A expectativa de analistas é que, a partir de maio, comece a haver redução do preço dos alimentos.



Para consumidor final, queda deve demorar mais

Os brasileiros terão de ser acostumar a pagar mais para levar comida à mesa. Ou buscar produtos alternativos. Segundo especialistas, mesmo se recuarem, os preços devem seguir em patamares mais elevados nos supermercados.

Segundo Priscila Godoy, analista da Rosenberg & Associados, o grupo alimentação segue num ritmo "persistente" de alta e seus preços no varejo se distanciaram nos últimos meses de modo atípico dos valores no atacado.

Trata-se, diz, de efeito do consumo aquecido e do aumento do valor dos fretes. "Com o mercado de trabalho firme, é mais fácil repassar pressões de custos."

Para a economista, nem mesmo a desoneração da cesta básica trouxe alívio.

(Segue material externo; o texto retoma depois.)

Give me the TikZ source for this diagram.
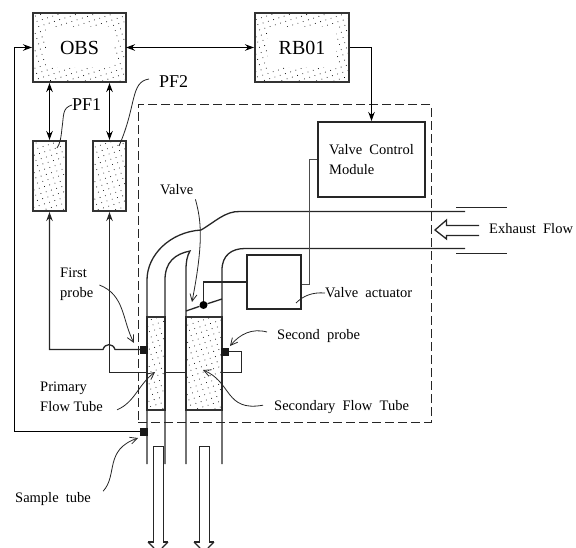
\documentclass[tikz,border=0pt]{standalone}
\usepackage{fontspec}
\setmainfont{Liberation Serif}
\usetikzlibrary{arrows.meta,patterns.meta}
\definecolor{inkgray}{gray}{0.2}
\tikzset{
    dotbox/.style={draw=inkgray,line width=2pt,inner sep=0pt,pattern={Dots[radius=0.5pt,distance=5.5pt,angle=18]},pattern color=black},
    dottube/.style={draw=inkgray,line width=1.2pt,inner sep=0pt,pattern={Dots[radius=0.5pt,distance=5.5pt,angle=18]},pattern color=black},
    plainbox/.style={draw=black!85,line width=2pt,inner sep=0pt},
    clearlabel/.style={fill=white,inner sep=0pt,font=\fontsize{20}{22}\selectfont},
    biglabel/.style={inner sep=0pt,anchor=west,font=\fontsize{18}{20}\selectfont},
    smalllabel/.style={inner sep=0pt,anchor=west,align=left,font=\fontsize{14.5}{19.5}\selectfont},
    probe/.style={fill=black!90,inner sep=0pt,minimum size=8pt},
    wire/.style={line width=1.3pt,draw=black!85},
    tubeline/.style={line width=1.3pt,draw=black!85},
    flow/.style={line width=1.3pt,draw=black!85},
    solidhead/.style={{Stealth[length=9pt,width=6.5pt]}-{Stealth[length=9pt,width=6.5pt]},line width=1.3pt},
    intohead/.style={-{Stealth[length=9pt,width=6.5pt]},line width=1.3pt},
    leader/.style={line width=0.8pt,draw=black!85},
    leadhead/.style={leader,-{Straight Barb[length=7pt,width=7pt]}}
}
\begin{document}
\begin{tikzpicture}[x=1pt,y=-1pt]
    \useasboundingbox (0,0) rectangle (576,548);
    % Analyser boxes
    \node[dotbox,minimum width=93pt,minimum height=69pt] (OBS) at (79.5,47.5) {};
    \node[clearlabel,minimum width=68pt,minimum height=40pt] (OBSlabel) at (OBS) {OBS};
    \node[dotbox,minimum width=94pt,minimum height=69pt] (RB) at (302,47.5) {};
    \node[clearlabel,minimum width=68pt,minimum height=40pt] (RBlabel) at (RB) {RB01};
    \node[dotbox,minimum width=33pt,minimum height=70pt] (PFone) at (49.5,176) {};
    \node[dotbox,minimum width=33pt,minimum height=70pt] (PFtwo) at (109.5,176) {};
    % Dashed enclosure
    \node[draw=black!85,line width=1pt,dash pattern=on 9pt off 4pt,minimum width=293pt,minimum height=317pt,inner sep=0pt] (enclosure) at (284.5,263.5) {};
    % Control boxes
    \node[plainbox,minimum width=107pt,minimum height=75pt,align=left,font=\fontsize{14.5}{20}\selectfont] (VCM) at (371.5,159.5) {Valve\ \ Control\\Module};
    \node[plainbox,minimum width=54pt,minimum height=54pt] (actuator) at (274,282) {};
    % Flow tube sections
    \node[dottube,minimum width=18pt,minimum height=93pt] (primary) at (156,363.5) {};
    \node[dottube,minimum width=36pt,minimum height=93pt] (secondary) at (204,363.5) {};
    % Tube walls
    \draw[tubeline] (147,464) -- (147,280) .. controls (147,255) and (170,232) .. (201,230)
        .. controls (215,222) and (225,211) .. (240,211.5) -- (465,211.5);
    \draw[tubeline] (165,464) -- (165,280) .. controls (165,262) and (175,254) .. (190,251)
        .. controls (187,256) and (186,262) .. (186,270) -- (186,464);
    \draw[tubeline] (222,464) -- (222,270) .. controls (222,255) and (232,248.5) .. (245,248.5) -- (465,248.5);
    % Exhaust inlet
    \draw[tubeline] (456,207.5) -- (507,207.5);
    \draw[tubeline] (456,253.5) -- (507,253.5);
    \draw[flow] (479,225.5) -- (446.5,225.5) -- (446.5,220) -- (435,230) -- (446.5,239) -- (446.5,235.5) -- (479,235.5);
    % Outlet arrows
    \draw[flow] (148,542) -- (153.5,542) -- (153.5,446.5) -- (163.5,446.5) -- (163.5,542) -- (168,542);
    \draw[flow] (148,542) -- (154,548);
    \draw[flow] (168,542) -- (162,548);
    \draw[flow] (194,542) -- (199.5,542) -- (199.5,446.5) -- (209.5,446.5) -- (209.5,542) -- (214,542);
    \draw[flow] (194,542) -- (200,548);
    \draw[flow] (214,542) -- (208,548);
    % Probes
    \node[probe] (firstprobe) at (144,349.5) {};
    \node[probe] (secondprobe) at (225,351.5) {};
    \node[probe] (sampleprobe) at (144,431.5) {};
    % Valve flap and links
    \node[circle,fill=black,inner sep=0pt,minimum size=8pt] (pivot) at (203.5,305) {};
    \draw[tubeline] (186,311) -- (pivot) -- (222,299);
    \draw[wire] (pivot) -- (pivot |- actuator) -- (actuator);
    \draw[wire,black!70] (VCM.west |- 0,159.5) -- (309.5,159.5) -- (309.5,284.5) -- (actuator.east |- 0,284.5);
    % Data lines
    \draw[solidhead] (OBS) ++(46.5,0) -- (RB.west);
    \draw[solidhead] (OBS.south -| PFone) -- (PFone.north);
    \draw[solidhead] (OBS.south -| PFtwo) -- (PFtwo.north);
    \draw[intohead] (RB.east) -| (VCM.north);
    \draw[intohead] (sampleprobe) -- (14.5,431.5) |- (OBS.west);
    % Probe lines
    \draw[intohead,wire] (firstprobe) -- (115,349.5) .. controls (113,343) and (105,343) .. (103,349.5) -| (PFone.south);
    \draw[intohead,wire] (primary.west |- 0,372.5) -| (PFtwo.south);
    \draw[wire] (primary.east |- 0,372.5) -- (secondary.west |- 0,372.5);
    \draw[wire] (secondary.east |- 0,372.5) -- (241.5,372.5) |- (secondprobe);
    % Labels
    \node[biglabel] (PFonelabel) at (72,105) {PF1};
    \node[biglabel] (PFtwolabel) at (159,82) {PF2};
    \node[smalllabel] (valvelabel) at (160,190) {Valve};
    \node[smalllabel] (firstlabel) at (60,284) {First\\probe};
    \node[smalllabel] (secondlabel) at (277,336) {Second\ \ probe};
    \node[smalllabel] (actuatorlabel) at (325,293) {Valve\ \ actuator};
    \node[smalllabel] (exhaustlabel) at (489,229) {Exhaust\ \ Flow};
    \node[smalllabel] (primarylabel) at (40,397) {Primary\\Flow Tube};
    \node[smalllabel] (secondarylabel) at (274,407) {Secondary\ \ Flow\ \ Tube};
    \node[smalllabel] (samplelabel) at (15,499) {Sample\ \ tube};
    % Leaders
    \draw[leader] (PFonelabel.west) .. controls (62,108) and (64,115) .. (62,128) .. controls (61,138) and (60,144) .. (57,148);
    \draw[leader] (PFtwolabel.west) ++(-10,-3) .. controls (130,82) and (137,105) .. (119,146);
    \draw[leadhead] (valvelabel.south east) ++(2,4) .. controls (201,220) and (204,240) .. (192,302);
    \draw[leadhead] (firstlabel.east) ++(6,1) .. controls (125,295) and (122,320) .. (134,343);
    \draw[leadhead] (secondlabel.west) ++(-10,-4) .. controls (252,328) and (240,334) .. (230,346);
    \draw[leader] (actuatorlabel.west) .. controls (312,292) and (303,296) .. (296,303);
    \draw[leadhead] (primarylabel.south east) ++(14,-2) .. controls (135,402) and (138,385) .. (155,372);
    \draw[leadhead] (secondarylabel.north west) ++(-11,5) .. controls (225,412) and (232,382) .. (203,370);
    \draw[leadhead] (samplelabel.north east) ++(12,-1) .. controls (118,475) and (104,450) .. (138,438);
\end{tikzpicture}
\end{document}
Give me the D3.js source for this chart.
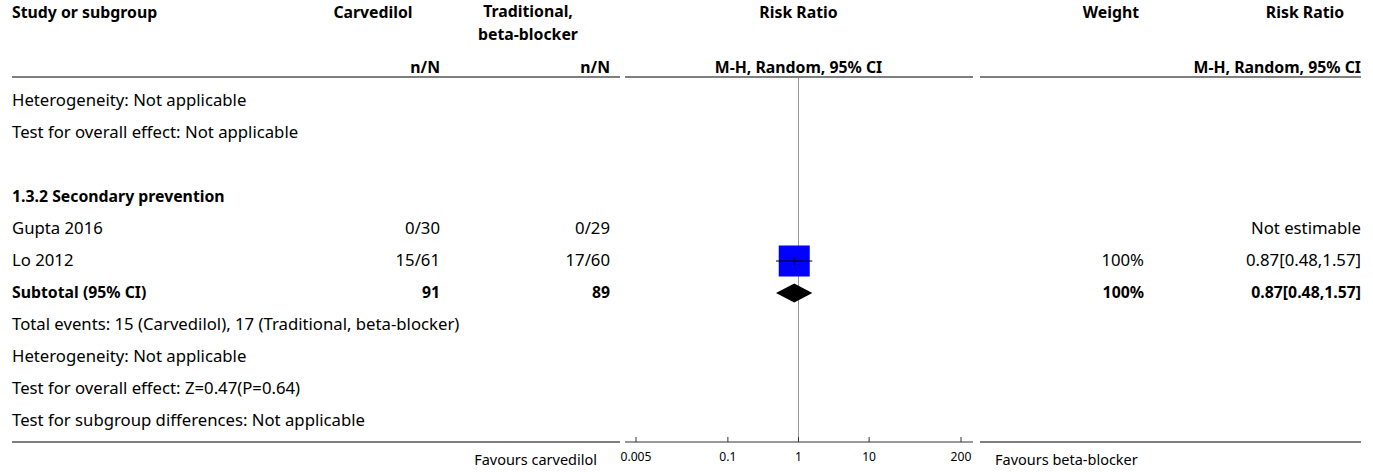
<!DOCTYPE html>
<html><head><meta charset="utf-8">
<script src="https://cdn.jsdelivr.net/npm/d3@7"></script>
<style>body{margin:0;background:#fff}svg text{font-family:"Noto Sans",sans-serif;fill:#000}</style>
</head><body><svg id="c" width="1373" height="472"></svg>
<script>
// ---- data ----
const headerCols = ["Study or subgroup","Carvedilol","Traditional,|beta-blocker","Risk Ratio","Weight","Risk Ratio"];
const subHeaders = ["n/N","n/N","M-H, Random, 95% CI","M-H, Random, 95% CI"];
const prevNotes = ["Heterogeneity: Not applicable","Test for overall effect: Not applicable"];
const subgroupTitle = "1.3.2 Secondary prevention";
const studies = ["Gupta 2016","Lo 2012"];
const carvEvents = ["0/30","15/61"];
const tradEvents = ["0/29","17/60"];
const rrEst = [null,0.87];
const rrLow = [null,0.48];
const rrHigh = [null,1.57];
const weights = [null,100];
const ciText = ["Not estimable","0.87[0.48,1.57]"];
const subtotal = {label:"Subtotal (95% CI)", carv:"91", trad:"89", rr:0.87, lo:0.48, hi:1.57, weight:"100%", ci:"0.87[0.48,1.57]"};
const postNotes = ["Total events: 15 (Carvedilol), 17 (Traditional, beta-blocker)","Heterogeneity: Not applicable","Test for overall effect: Z=0.47(P=0.64)","Test for subgroup differences: Not applicable"];
const tickValues = [0.005,0.1,1,10,200];
const favours = ["Favours carvedilol","Favours beta-blocker"];

// ---- layout ----
const svg = d3.select("#c");
function fit(pairs, bold){
  let w = 0, tgt = 0;
  pairs.forEach(([str,target])=>{
    const t = svg.append("text").attr("font-size",100).attr("font-weight",bold?"bold":"normal").text(str);
    w += t.node().getComputedTextLength(); t.remove(); tgt += target;
  });
  return 100*tgt/w;
}
const FS = fit([["Heterogeneity: Not applicable",229],["Test for subgroup differences: Not applicable",359],["Test for overall effect: Not applicable",278],[postNotes[0],455]], false);
const FB = fit([["Study or subgroup",140],["Subtotal (95% CI)",133],["M-H, Random, 95% CI",157],[subgroupTitle,236],["Carvedilol",80],["Risk Ratio",72]], true);
const FF = fit([[favours[0],123]], false);
const FT = fit([["0.005",31]], false);

const x = d3.scaleLog().domain([0.005,200]).range([636,961]);
const rowY = i => 100.5 + 32*i;
const headerLineY = 77, bottomY = 442;
const colCarv = 440, colTrad = 610, colW = 1144, colCI = 1361, leftX = 12;

function txt(s, xx, yy, anchor, bold, size){
  return svg.append("text").attr("x",xx).attr("y",yy).attr("dy","0.35em")
    .attr("text-anchor",anchor||"start").attr("font-size",size||(bold?FB:FS))
    .attr("font-weight",bold?"bold":"normal").text(s);
}

// headers
txt(headerCols[0], leftX, 12, "start", true);
txt(headerCols[1], 373, 12, "middle", true);
const lh = Math.ceil(FB*1.4);
headerCols[2].split("|").forEach((s,i)=>txt(s, 528, 11+lh*i, "middle", true));
txt(headerCols[3], x(1), 12, "middle", true);
txt(headerCols[4], 1111, 12, "middle", true);
txt(headerCols[5], 1305, 12, "middle", true);
txt(subHeaders[0], colCarv, 67, "end", true);
txt(subHeaders[1], colTrad, 67, "end", true);
txt(subHeaders[2], x(1), 67, "middle", true);
txt(subHeaders[3], colCI, 67, "end", true);

// lines
const segs = [[leftX,620],[625,973],[980,colCI]];
segs.forEach(s=>{
  svg.append("line").attr("x1",s[0]).attr("x2",s[1]).attr("y1",headerLineY).attr("y2",headerLineY).attr("stroke","#000").attr("stroke-width",1.2);
});
[[leftX,620],[980,colCI]].forEach(s=>{
  svg.append("line").attr("x1",s[0]).attr("x2",s[1]).attr("y1",bottomY).attr("y2",bottomY).attr("stroke","#000").attr("stroke-width",1.2);
});
// null line
svg.append("line").attr("x1",x(1)).attr("x2",x(1)).attr("y1",headerLineY+1).attr("y2",bottomY)
  .attr("stroke","#999").attr("stroke-width",1);

// axis
const ag = svg.append("g").attr("transform",`translate(0,${bottomY})`);
ag.append("line").attr("x1",625).attr("x2",973).attr("stroke","#333").attr("stroke-width",1.2);
ag.selectAll("line.tk").data(tickValues).enter().append("line").attr("class","tk")
  .attr("x1",d=>x(d)).attr("x2",d=>x(d)).attr("y1",0).attr("y2",-5).attr("stroke","#333");
ag.selectAll("text.tl").data(tickValues).enter().append("text").attr("class","tl")
  .attr("x",d=>x(d)).attr("y",15).attr("dy","0.35em").attr("text-anchor","middle")
  .attr("font-size",FT).text(d=>String(d));
txt(favours[0], 597, bottomY+18, "end", false, FF);
txt(favours[1], 995, bottomY+18, "start", false, FF);

// pre notes
prevNotes.forEach((s,i)=>txt(s, leftX, rowY(i)));
txt(subgroupTitle, leftX, rowY(3), "start", true);

const sq = d3.scaleSqrt().domain([0,100]).range([0,31]);
studies.forEach((s,i)=>{
  const yy = rowY(4+i);
  txt(s, leftX, yy);
  txt(carvEvents[i], colCarv, yy, "end");
  txt(tradEvents[i], colTrad, yy, "end");
  if (weights[i]!=null) txt(weights[i]+"%", colW, yy, "end");
  txt(ciText[i], colCI, yy, "end");
  if (rrEst[i]!=null){
    const w = sq(weights[i]);
    const cy = yy + 0.5;
    svg.append("rect").attr("x",x(rrEst[i])-w/2).attr("y",cy-w/2).attr("width",w).attr("height",w).attr("fill","#0000ff");
    svg.append("line").attr("x1",x(rrLow[i])).attr("x2",x(rrHigh[i])).attr("y1",cy).attr("y2",cy).attr("stroke","#000").attr("stroke-width",1);
    svg.append("line").attr("x1",x(rrEst[i])).attr("x2",x(rrEst[i])).attr("y1",cy-4).attr("y2",cy+4).attr("stroke","#000").attr("stroke-width",1);
  }
});
// subtotal
{
  const yy = rowY(6) + 0.5;
  txt(subtotal.label, leftX, rowY(6), "start", true);
  txt(subtotal.carv, colCarv, rowY(6), "end", true);
  txt(subtotal.trad, colTrad, rowY(6), "end", true);
  txt(subtotal.weight, colW, rowY(6), "end", true);
  txt(subtotal.ci, colCI, rowY(6), "end", true);
  const h = 9.5;
  svg.append("path").attr("d",`M${x(subtotal.lo)},${yy}L${x(subtotal.rr)},${yy-h}L${x(subtotal.hi)},${yy}L${x(subtotal.rr)},${yy+h}Z`).attr("fill","#000");
}
postNotes.forEach((s,i)=>txt(s, leftX, rowY(7+i)));
</script></body></html>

Os preços maiores de alimentos já rebateram no varejo, e as vendas de supermercados recuaram 2,1% em fevereiro na comparação com igual mês de 2012, na maior queda desde novembro de 2003.

Elson Teles, analista do Itaú, diz que o "grupo alimentação apresenta uma maior resistência" em ceder especialmente no caso dos produtos "in natura" (tomate, cebola, batata e outros), feijões, trigo e derivados.

Já André Braz, economista da FGV, vê uma "desaceleração" dos itens desonerados da cesta básica, que ganhou força no início de abril.

Carnes, óleo de soja e arroz intensificaram a tendência de queda dos preços, segundo dados da FGV. Já manteiga e margarina passaram à deflação, após o corte de tributos.